By June last year, the MoD admitted that the military police had investigated the suspicious deaths of 37 Iraqis, including at least 11 unnamed men accused of being insurgents. By August, that number had jumped to 48 suspicious deaths. Among those cases, say Mr Shiner and human rights campaigners at Amnesty International, a disturbing pattern emerged of British troops using disproportionate force during raids, of firing into crowds without sufficient care or of opening fire without justification.

For its part, the Government insists its troops are extremely professional, and is adamant it vigorously investigates and prosecutes all allegations of abuse or unlawful killing. Yet last week, the MoD admitted that military and civilian prosecutors are now either proceeding with or preparing 16 cases that involve allegedly illegal killings, illegal use of force and improper discharge of a firearm. A total of 36 individual armed forces personnel are now facing the courts, including up to 20 for allegedly killing Iraqis.

The Government says these numbers are low, given that more than 65,000 armed forces personnel have now served in Iraq and that so many cases have been investigated. This is disputed by MPs and lawyers, however. Mr Shiner pointed to a highly critical High Court judgment in December last year, which said MoD investigations were "not effective, for they essentially consisted only in a comparatively superficial exercise, based on the evidence of the soldiers themselves, and even then on a paucity of interviews or witness statements, an exercise which was one-sided and omitted the assistance of forensic evidence".

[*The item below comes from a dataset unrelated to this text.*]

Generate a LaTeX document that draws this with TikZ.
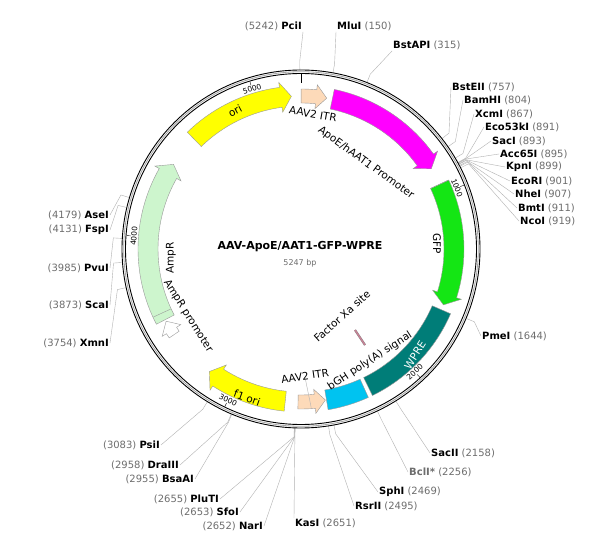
\documentclass[tikz,border=0pt]{standalone}
\usepackage{fontspec}
\setmainfont{DejaVu Sans}
\usetikzlibrary{arrows,shapes,positioning}

\definecolor{numgray}{RGB}{110,110,110}
\definecolor{peach}{RGB}{253,218,185}
\definecolor{pmagenta}{RGB}{255,0,255}
\definecolor{gfpgreen}{RGB}{20,230,20}
\definecolor{wpreteal}{RGB}{0,125,120}
\definecolor{bghcyan}{RGB}{0,195,240}
\definecolor{amplight}{RGB}{205,245,205}
\definecolor{oriyellow}{RGB}{255,255,0}
\definecolor{xarose}{RGB}{200,130,150}

\tikzset{feat/.style={draw=gray!80,line width=0.4pt},
         site/.style={font=\fontsize{10}{11}\selectfont,inner sep=1pt},
         leader/.style={draw=gray!60,line width=0.4pt},
         flabel/.style={font=\fontsize{10.5}{12}\selectfont,inner sep=0pt},
         ticklabel/.style={font=\fontsize{7.5}{8}\selectfont,inner sep=0pt}}

% clockwise arrow: start bp, end bp, colour, half width, head half width
\newcommand{\cwarrow}[5]{%
 \pgfmathsetmacro{\aS}{#1*0.068611-90}
 \pgfmathsetmacro{\aE}{#2*0.068611-90}
 \pgfmathsetmacro{\aH}{\aE-4}
 \filldraw[feat,fill=#3] (\aS:{153+#4}) arc[start angle=\aS,end angle=\aH,radius={153+#4}]
   -- (\aH:{153+#5}) -- (\aE:153) -- (\aH:{153-#5}) -- (\aH:{153-#4})
   arc[start angle=\aH,end angle=\aS,radius={153-#4}] -- cycle;}
% counter-clockwise arrow: tip bp, tail bp
\newcommand{\ccwarrow}[5]{%
 \pgfmathsetmacro{\aS}{#1*0.068611-90}
 \pgfmathsetmacro{\aE}{#2*0.068611-90}
 \pgfmathsetmacro{\aH}{\aS+4}
 \filldraw[feat,fill=#3] (\aE:{153+#4}) arc[start angle=\aE,end angle=\aH,radius={153+#4}]
   -- (\aH:{153+#5}) -- (\aS:153) -- (\aH:{153-#5}) -- (\aH:{153-#4})
   arc[start angle=\aH,end angle=\aE,radius={153-#4}] -- cycle;}
% plain box
\newcommand{\featbox}[3]{%
 \pgfmathsetmacro{\aS}{#1*0.068611-90}
 \pgfmathsetmacro{\aE}{#2*0.068611-90}
 \filldraw[feat,fill=#3] (\aS:163) arc[start angle=\aS,end angle=\aE,radius=163]
   -- (\aE:143) arc[start angle=\aE,end angle=\aS,radius=143] -- cycle;}
% site: name, bp, anchor, position, text
\newcommand{\site}[5]{%
 \coordinate (#1r) at ([shift={(#2*0.068611-90:179)}]c);
 \coordinate (#1k) at ([shift={(#2*0.068611-90:188)}]c);
 \node[site,anchor=#3] (#1) at (#4) {#5};
 \draw[leader] (#1r) -- (#1k) -- (#1.#3);}
\newcommand{\rt}[2]{\textbf{#1} \textcolor{numgray}{(#2)}}
\newcommand{\lt}[2]{\textcolor{numgray}{(#2)} \textbf{#1}}

\begin{document}
\begin{tikzpicture}[x=1pt,y=-1pt]
\useasboundingbox[fill=white] (0,0) rectangle (600,537);
\coordinate (c) at (301,249);

% sites
\site{pci}{5242}{south east}{303,32}{\lt{PciI}{5242}}
\site{mlu}{150}{south west}{336,32}{\rt{MluI}{150}}
\site{bstapi}{315}{south west}{392,51}{\rt{BstAPI}{315}}
\site{bsteii}{757}{west}{451,87}{\rt{BstEII}{757}}
\site{bamhi}{804}{west}{463,100}{\rt{BamHI}{804}}
\site{xcmi}{867}{west}{474,114}{\rt{XcmI}{867}}
\site{ecofiftythree}{891}{west}{484,127}{\rt{Eco53kI}{891}}
\site{saci}{893}{west}{491,141}{\rt{SacI}{893}}
\site{acc}{895}{west}{499,154}{\rt{Acc65I}{895}}
\site{kpni}{899}{west}{505,167}{\rt{KpnI}{899}}
\site{ecori}{901}{west}{510,181}{\rt{EcoRI}{901}}
\site{nhei}{907}{west}{514,194}{\rt{NheI}{907}}
\site{bmti}{911}{west}{517,208}{\rt{BmtI}{911}}
\site{ncoi}{919}{west}{519,221}{\rt{NcoI}{919}}
\site{pmei}{1644}{west}{481,336}{\rt{PmeI}{1644}}
\site{sacii}{2158}{west}{430,453}{\rt{SacII}{2158}}
\site{bcli}{2256}{west}{408,472}{\textcolor{numgray}{\textbf{BclI*}} \textcolor{numgray}{(2256)}}
\site{sphi}{2469}{west}{378,492}{\rt{SphI}{2469}}
\site{rsrii}{2495}{west}{354,506}{\rt{RsrII}{2495}}
\site{kasi}{2651}{north west}{294,518}{\rt{KasI}{2651}}
\site{nari}{2652}{east}{264,526}{\lt{NarI}{2652}}
\site{sfoi}{2653}{east}{240,512}{\lt{SfoI}{2653}}
\site{pluti}{2655}{east}{220,499}{\lt{PluTI}{2655}}
\site{bsaai}{2955}{east}{195,479}{\lt{BsaAI}{2955}}
\site{draiii}{2958}{east}{180,465}{\lt{DraIII}{2958}}
\site{psii}{3083}{east}{161,445}{\lt{PsiI}{3083}}
\site{xmni}{3754}{east}{110,343}{\lt{XmnI}{3754}}
\site{scai}{3873}{east}{110,305}{\lt{ScaI}{3873}}
\site{pvui}{3985}{east}{110,268}{\lt{PvuI}{3985}}
\site{fspi}{4131}{east}{110,230}{\lt{FspI}{4131}}
\site{asei}{4179}{east}{110,215}{\lt{AseI}{4179}}

\begin{scope}[shift={(301,249)}]
% backbone
\draw[line width=0.9pt] (0,0) circle[radius=179];
\draw[line width=0.9pt] (0,0) circle[radius=175.5];
\draw[gray!70,line width=0.8pt] (0,0) circle[radius=177.3];
\draw[line width=1pt] (-90:175) -- (-90:166);
% ticks
\foreach \bp/\rot in {1000/-68.6,2000/43,3000/-26,4000/85.6,5000/17}{
  \pgfmathsetmacro{\ta}{\bp*0.068611-90}
  \draw[line width=0.4pt] (\ta:175) -- (\ta:171);
  \node[ticklabel,rotate=\rot] at (\ta:167.5) {\bp};
}
% features
\cwarrow{1}{141}{peach}{7}{12}
\cwarrow{172}{851}{pmagenta}{10}{15}
\cwarrow{947}{1624}{gfpgreen}{10}{15}
\draw[feat,fill=gray!40] ({947*0.068611-90}:163) -- ({947*0.068611-90}:143);
\featbox{1653}{2245}{wpreteal}
\featbox{2268}{2484}{bghcyan}
\ccwarrow{2490}{2640}{peach}{7}{12}
\cwarrow{2710}{3160}{oriyellow}{10}{15}
\cwarrow{3440}{3525}{white}{6}{11}
\cwarrow{3535}{4425}{amplight}{10}{15}
\draw[feat] ({3575*0.068611-90}:163) -- ({3575*0.068611-90}:143);
\cwarrow{4603}{5195}{oriyellow}{10}{15}
\end{scope}

% Factor Xa site
\draw[gray,line width=2.2pt] (355,330) -- (365,345);
\draw[xarose,line width=1.4pt] (355,330) -- (365,345);

% feature labels
\node[flabel,rotate=28] (orilab) at (235,111) {ori};
\node[flabel,rotate=-10] (itrtop) at (313,114) {AAV2 ITR};
\node[flabel,rotate=-36] (apoelab) at (366,163) {ApoE/hAAT1 Promoter};
\node[flabel,rotate=-90] (gfplab) at (437,244) {GFP};
\node[flabel,rotate=58,white] (wprelab) at (415,355) {WPRE};
\node[flabel,rotate=33] (bghlab) at (370,361) {bGH poly(A) signal};
\node[flabel,rotate=8] (itrbot) at (305,376) {AAV2 ITR};
\node[flabel,rotate=42] (xalab) at (342,316) {Factor Xa site};
\node[flabel,rotate=-20] (f1lab) at (247,398) {f1 ori};
\node[flabel,rotate=-58] (amppromlab) at (188,316) {AmpR promoter};
\node[flabel,rotate=90] (amplab) at (171,258) {AmpR};
\draw[leader] (itrbot.south) -- ([shift={(2570*0.068611-90:159)}]c);

% title
\node[font=\bfseries\fontsize{11}{12}\selectfont] (title) at (300,247) {AAV-ApoE/AAT1-GFP-WPRE};
\node[font=\fontsize{8}{9}\selectfont,text=numgray,below=0pt of title] (bp) {5247 bp};
\end{tikzpicture}
\end{document}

The judges added: "The investigations [do] not pass muster. They were not independent, they were one-sided; and the commanders concerned were not trying to do their best according to the requirements of human rights law."

Adam Price, the Plaid Cymru MP who has led demands for an independent inquiry into the abuse allegations, said: "I find it difficult to believe that that number of incidents would have occurred without there being some belief there was a culture of acceptance of this kind of behaviour. That is really the key question.

"There are certain things which strike you about many of the abuse allegations against US and British soldiers. There are common factors, such as the use of public nakedness, homosexual abuse and torture. If you put this together, you almost see something akin to an informal methodology of abusing prisoners.

"The common factors are striking and there's a legitimate question whether there was a common source for some of those methods of abuse. It's possible that cultural sensitivity training included references to attitudes towards public nakedness and homosexual acts in the Islamic world. That's potentially the root. It's difficult to imagine that these common practices were somehow just the result of spontaneous imagination."